While I was growing up in Montana, I experienced some of the pristine natural environment that still remained there. I spent time hiking, backpacking, skiing, and fishing in wilderness areas throughout the state. As one of the largest states in the U.S. with one of the smallest populations, Montana’s natural resources have been the primary source of income and economic development in the state. From the Wild West to the contemporary tourism and natural resources industries, Montana epitomizes many of the changes in the American myth and reality.

In many ways Montana symbolizes the history of the American taming of the wilderness, from the exploitation of natural resources (for example, the gold and copper-mining town of Butte, “The Richest Hill On Earth”, oil and gas development, coal mining, timber) and agri-business to more contemporary industries (large hydroelectric projects, military installations, tourism). But Montana is also primarily a rural and agricultural state, a throwback to an earlier era in American culture. And it has the potential (as yet unrealized) to be at the forefront of a new generation of sustainable energy, resource technologies, and agricultural practices.

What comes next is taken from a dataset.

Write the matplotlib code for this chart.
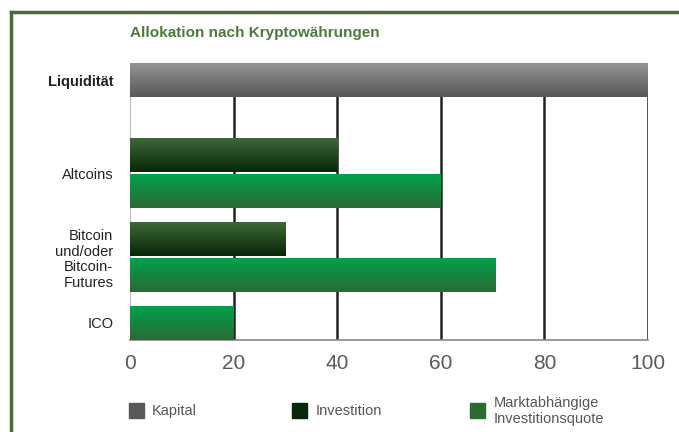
import matplotlib.pyplot as plt
import matplotlib.colors as mcolors
import numpy as np
from matplotlib.patches import Rectangle
from matplotlib.lines import Line2D

plt.rcParams["font.family"] = ["Liberation Sans", "DejaVu Sans"]

# data
categories = ["Liquidität", "Altcoins", "Bitcoin\nund/oder\nBitcoin-\nFutures", "ICO"]
kapital = [100, None, None, None]
investition = [None, 40, 30, None]
marktquote = [None, 60, 70.5, 20]
xticks = [0, 20, 40, 60, 80, 100]
title = "Allokation nach Kryptowährungen"
legend_labels = ["Kapital", "Investition", "Marktabhängige\nInvestitionsquote"]

# gradient colours (top, bottom)
grad = {
    "kap": ("#959595", "#585858"),
    "inv": ("#3d6b37", "#082608"),
    "mkt": ("#00a24e", "#2b6b33"),
}

fig = plt.figure(figsize=(6.79, 4.32), dpi=100)
ax = fig.add_axes([130 / 679, 1 - 340 / 432, 518 / 679, 277 / 432])

h = 1.0
pair_gap = 0.07
group_gap = 0.4
first_gap = 1.2

# compute slot positions (top of each bar)
slots = []
label_y = []
y = 0.0
for i in range(len(categories)):
    series = [("kap", kapital[i]), ("inv", investition[i]), ("mkt", marktquote[i])]
    series = [s for s in series if s[1] is not None]
    top = y
    for key, val in series:
        slots.append((key, val, y))
        y += h + pair_gap
    y -= pair_gap
    label_y.append((top + y) / 2)
    y += first_gap if i == 0 else group_gap
ybottom = y - group_gap


def grad_img(c1, c2):
    a = np.array(mcolors.to_rgb(c1))
    b = np.array(mcolors.to_rgb(c2))
    t = np.linspace(0, 1, 64)[:, None]
    return (a * (1 - t) + b * t)[:, None, :]


for key, val, top in slots:
    bars = ax.barh(top + h / 2, val, height=h, color=grad[key][1], zorder=3)
    patch = bars[0]
    im = ax.imshow(grad_img(*grad[key]), extent=[0, val, top + h, top],
                   aspect="auto", zorder=3.5, interpolation="bilinear")
    im.set_clip_path(patch)

ax.set_xlim(0, 100)
ax.set_ylim(ybottom, 0)

for xv in xticks[1:]:
    ax.axvline(xv, color="#222222", lw=1.8, zorder=1)

for s in ["top", "right"]:
    ax.spines[s].set_visible(False)
ax.spines["left"].set_color("#bbbbbb")
ax.spines["bottom"].set_color("#888888")
ax.spines["bottom"].set_linewidth(1.2)

ax.set_xticks(xticks)
ax.set_xticklabels([str(v) for v in xticks], fontsize=15, color="#5a5a5a")
ax.tick_params(axis="x", length=0, pad=10)
ax.set_yticks(label_y)
ax.set_yticklabels(categories, fontsize=10.5, color="#222222", linespacing=1.15)
ax.get_yticklabels()[0].set_fontweight("bold")
ax.tick_params(axis="y", length=0, pad=12)

fig.text(130 / 679, 1 - 33 / 432, title, color="#4d7a3c", fontsize=11,
         fontweight="bold", va="center", ha="left")

# legend
leg_items = [("kap", 129, 152), ("inv", 292, 316), ("mkt", 470, 494)]
for (key, sx, tx), lab in zip(leg_items, legend_labels):
    fig.patches.append(Rectangle((sx / 679, 1 - 418 / 432), 15 / 679, 15 / 432,
                                 transform=fig.transFigure, color=grad[key][1]))
    fig.text(tx / 679, 1 - 411 / 432, lab, fontsize=10.5, color="#555555",
             va="center", ha="left", linespacing=1.1)

# green frame
fig.add_artist(Line2D([11 / 679, 1], [1 - 12 / 432, 1 - 12 / 432],
                      transform=fig.transFigure, color="#4a6b35", lw=2.5))
fig.add_artist(Line2D([11 / 679, 11 / 679], [0, 1 - 12 / 432],
                      transform=fig.transFigure, color="#4a6b35", lw=2.5))

fig.savefig("out.png", dpi=100)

As I gradually became aware of the increasing degradation of the environment in Montana, I began to think more about the Native Americans’ notion of the Seventh Generation (specifically formulated in The Great Law of the Iroquois): that all actions and decisions should be guided by the principle of their impact on the seventh generation into the future.

A similar principle has motivated the Aboriginal tribes of Australia, the Earth’s oldest known continuous civilization, dating back 40,000 years. An Aboriginal tribal elder, when asked why his culture had left behind no structures that compared with the Pyramids, the Parthenon, or other great monuments of recent civilizations, replied that his people had strived to leave the land just as they had found it: that was their most enduring monument.

After 20 years of investigating the contemporary American wasteland, I wanted to create what Wallace Stegner called a “geography of hope.” I gradually found my way to making photographs of the sacred landscape, documented in my new book, The Cloud of Unknowing. In a certain sense, this work came out of a photograph that I made in 1984 of the pulpit of the First Baptist Church in the factory town of Colstrip, Montana, which is home to one of the largest coal strip-mines in North America. That image was so different from the others in the series in both form and content—it seemed like a clue to something.

Years later, I began to make photographs of early and abandoned missionary churches on Native American reservations in Montana, and of New Age religious communes in Montana and elsewhere. At first, these images were tangential pictures made on my travels in pursuit of my “primary” photographic work, but in time they grew into The Cloud of Unknowing.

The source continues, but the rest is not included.